--- start GIVEN INFORMATION ---

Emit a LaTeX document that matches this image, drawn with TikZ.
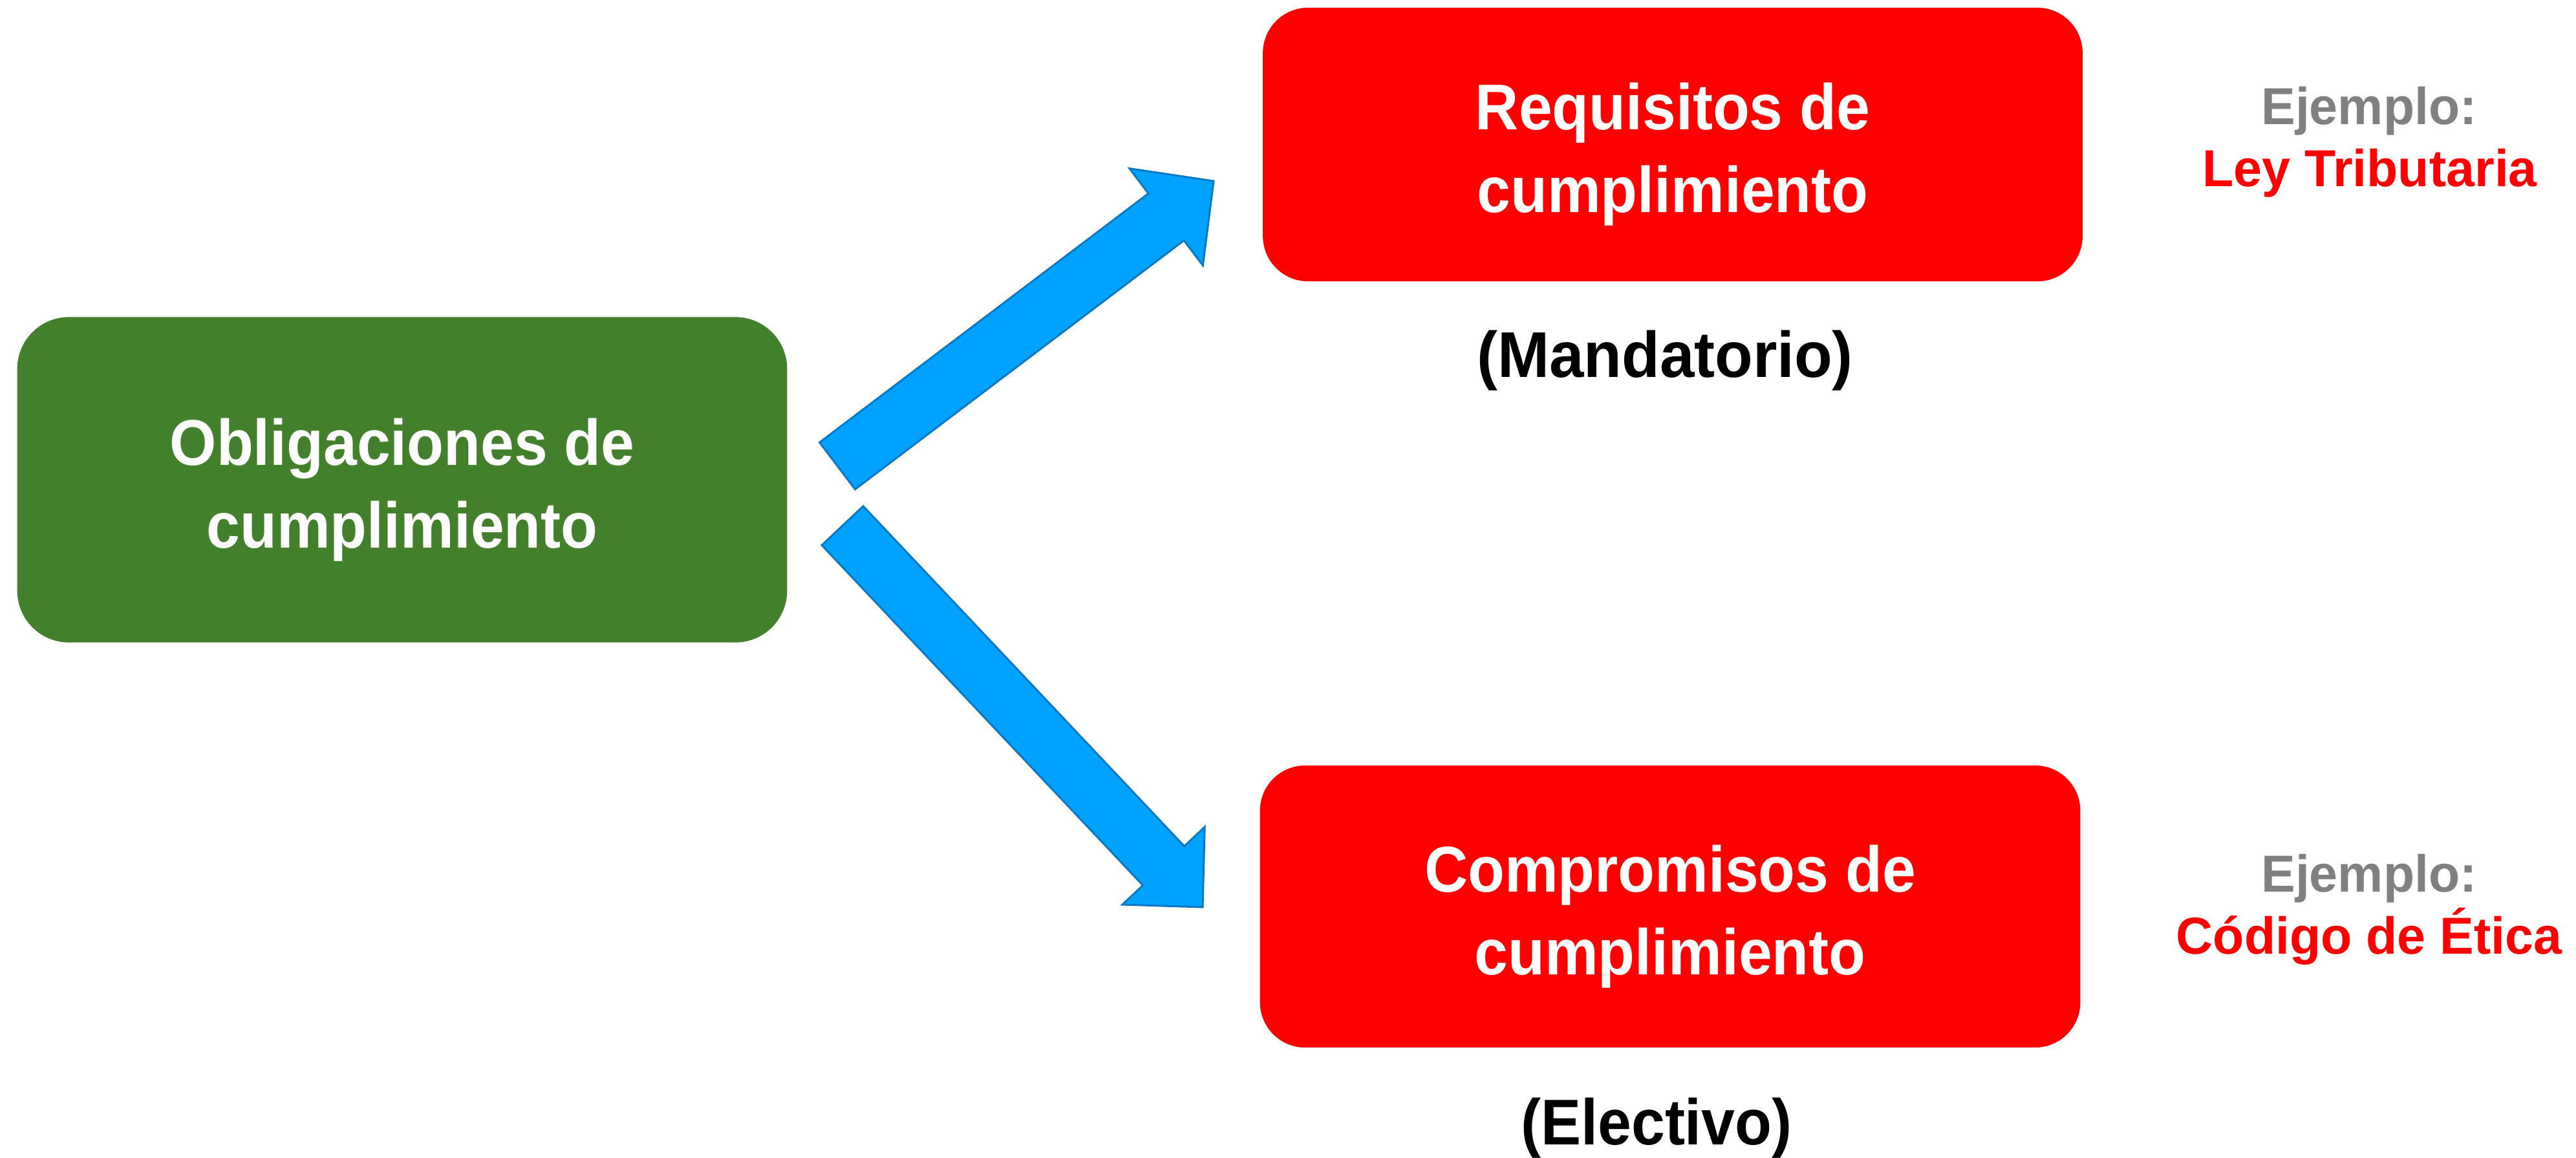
\documentclass[tikz,border=0pt]{standalone}
\usepackage{fontspec}
\setmainfont{Liberation Sans}[FakeStretch=0.93]
\newfontfamily\exfont{Liberation Sans}[FakeStretch=0.98]
\newfontfamily\mandfont{Liberation Sans}[FakeStretch=0.96]
\usetikzlibrary{calc}
\definecolor{obgreen}{HTML}{42802C}
\definecolor{bred}{HTML}{FF0000}
\definecolor{afill}{HTML}{00A2FF}
\definecolor{aline}{HTML}{0A78C4}
\definecolor{egray}{HTML}{808080}
% block arrow: #1 tail coordinate, #2 tip coordinate, #3 head length, #4 shaft half width, #5 head half width
\newcommand{\blkarrow}[5]{%
  \coordinate (#1n) at ($(#2)!#3!(#1)$);
  \draw[barrow] ($(#1)!#4!90:(#2)$) -- ($(#1n)!#4!90:(#2)$) -- ($(#1n)!#5!90:(#2)$)
    -- (#2) -- ($(#1n)!#5!-90:(#2)$) -- ($(#1n)!#4!-90:(#2)$) -- ($(#1)!#4!-90:(#2)$) -- cycle;
}
\begin{document}
\begin{tikzpicture}[x=0.01cm,y=-0.01cm,
  boxtext/.style={inner sep=0pt, align=center, text=white,
    font=\bfseries\fontsize{28.45}{36.42}\selectfont},
  greenbox/.style={boxtext, fill=obgreen, rounded corners=0.8cm},
  redbox/.style={boxtext, fill=bred, rounded corners=0.7cm},
  kindtext/.style={inner sep=0pt, anchor=base, text=black,
    font=\bfseries\fontsize{28.45}{34}\selectfont},
  extext/.style={inner sep=0pt, anchor=base,
    font=\exfont\bfseries\fontsize{22.9}{28}\selectfont},
  barrow/.style={fill=afill, draw=aline, line width=0.85pt, line join=miter}]
\useasboundingbox (0,0) rectangle (3984,1790);

\node[greenbox, minimum width=11.9cm, minimum height=5.03cm] (obl) at (622,742)
  {\rule{0pt}{1.03cm}Obligaciones de\\cumplimiento};
\node[redbox, minimum width=12.67cm, minimum height=4.23cm] (req) at (2587,223.5)
  {\rule{0pt}{1.03cm}Requisitos de\\cumplimiento};
\node[redbox, minimum width=12.68cm, minimum height=4.36cm] (comp) at (2583,1402)
  {\rule{0pt}{1.03cm}Compromisos de\\cumplimiento};

\node[kindtext, font=\mandfont\bfseries\fontsize{28.45}{34}\selectfont] (mand) at (2575,583) {(Mandatorio)};
\node[kindtext] (elec) at (2562,1770) {(Electivo)};

\node[extext, text=egray] (ej1) at (3664,192) {Ejemplo:};
\node[extext, text=bred] (ley) at (3665,288) {Ley Tributaria};
\node[extext, text=egray] (ej2) at (3664,1379) {Ejemplo:};
\node[extext, text=bred] (cod) at (3664,1475) {Código de Ética};

\coordinate (t1) at (1295,720.5);
\coordinate (h1) at (1877,280);
\coordinate (t2) at (1303,813);
\coordinate (h2) at (1860,1403);
\blkarrow{t1}{h1}{0.92cm}{0.455cm}{0.94cm}
\blkarrow{t2}{h2}{0.88cm}{0.44cm}{0.875cm}
\end{tikzpicture}
\end{document}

--- end GIVEN INFORMATION ---

Please write out all the data again word for word, but not the pictures.

Emit a LaTeX document that matches this image, drawn with TikZ.
\documentclass[tikz,border=0pt]{standalone}
\usepackage{fontspec}
\setmainfont{Liberation Sans}[FakeStretch=0.93]
\newfontfamily\exfont{Liberation Sans}[FakeStretch=0.98]
\newfontfamily\mandfont{Liberation Sans}[FakeStretch=0.96]
\usetikzlibrary{calc}
\definecolor{obgreen}{HTML}{42802C}
\definecolor{bred}{HTML}{FF0000}
\definecolor{afill}{HTML}{00A2FF}
\definecolor{aline}{HTML}{0A78C4}
\definecolor{egray}{HTML}{808080}
% block arrow: #1 tail coordinate, #2 tip coordinate, #3 head length, #4 shaft half width, #5 head half width
\newcommand{\blkarrow}[5]{%
  \coordinate (#1n) at ($(#2)!#3!(#1)$);
  \draw[barrow] ($(#1)!#4!90:(#2)$) -- ($(#1n)!#4!90:(#2)$) -- ($(#1n)!#5!90:(#2)$)
    -- (#2) -- ($(#1n)!#5!-90:(#2)$) -- ($(#1n)!#4!-90:(#2)$) -- ($(#1)!#4!-90:(#2)$) -- cycle;
}
\begin{document}
\begin{tikzpicture}[x=0.01cm,y=-0.01cm,
  boxtext/.style={inner sep=0pt, align=center, text=white,
    font=\bfseries\fontsize{28.45}{36.42}\selectfont},
  greenbox/.style={boxtext, fill=obgreen, rounded corners=0.8cm},
  redbox/.style={boxtext, fill=bred, rounded corners=0.7cm},
  kindtext/.style={inner sep=0pt, anchor=base, text=black,
    font=\bfseries\fontsize{28.45}{34}\selectfont},
  extext/.style={inner sep=0pt, anchor=base,
    font=\exfont\bfseries\fontsize{22.9}{28}\selectfont},
  barrow/.style={fill=afill, draw=aline, line width=0.85pt, line join=miter}]
\useasboundingbox (0,0) rectangle (3984,1790);

\node[greenbox, minimum width=11.9cm, minimum height=5.03cm] (obl) at (622,742)
  {\rule{0pt}{1.03cm}Obligaciones de\\cumplimiento};
\node[redbox, minimum width=12.67cm, minimum height=4.23cm] (req) at (2587,223.5)
  {\rule{0pt}{1.03cm}Requisitos de\\cumplimiento};
\node[redbox, minimum width=12.68cm, minimum height=4.36cm] (comp) at (2583,1402)
  {\rule{0pt}{1.03cm}Compromisos de\\cumplimiento};

\node[kindtext, font=\mandfont\bfseries\fontsize{28.45}{34}\selectfont] (mand) at (2575,583) {(Mandatorio)};
\node[kindtext] (elec) at (2562,1770) {(Electivo)};

\node[extext, text=egray] (ej1) at (3664,192) {Ejemplo:};
\node[extext, text=bred] (ley) at (3665,288) {Ley Tributaria};
\node[extext, text=egray] (ej2) at (3664,1379) {Ejemplo:};
\node[extext, text=bred] (cod) at (3664,1475) {Código de Ética};

\coordinate (t1) at (1295,720.5);
\coordinate (h1) at (1877,280);
\coordinate (t2) at (1303,813);
\coordinate (h2) at (1860,1403);
\blkarrow{t1}{h1}{0.92cm}{0.455cm}{0.94cm}
\blkarrow{t2}{h2}{0.88cm}{0.44cm}{0.875cm}
\end{tikzpicture}
\end{document}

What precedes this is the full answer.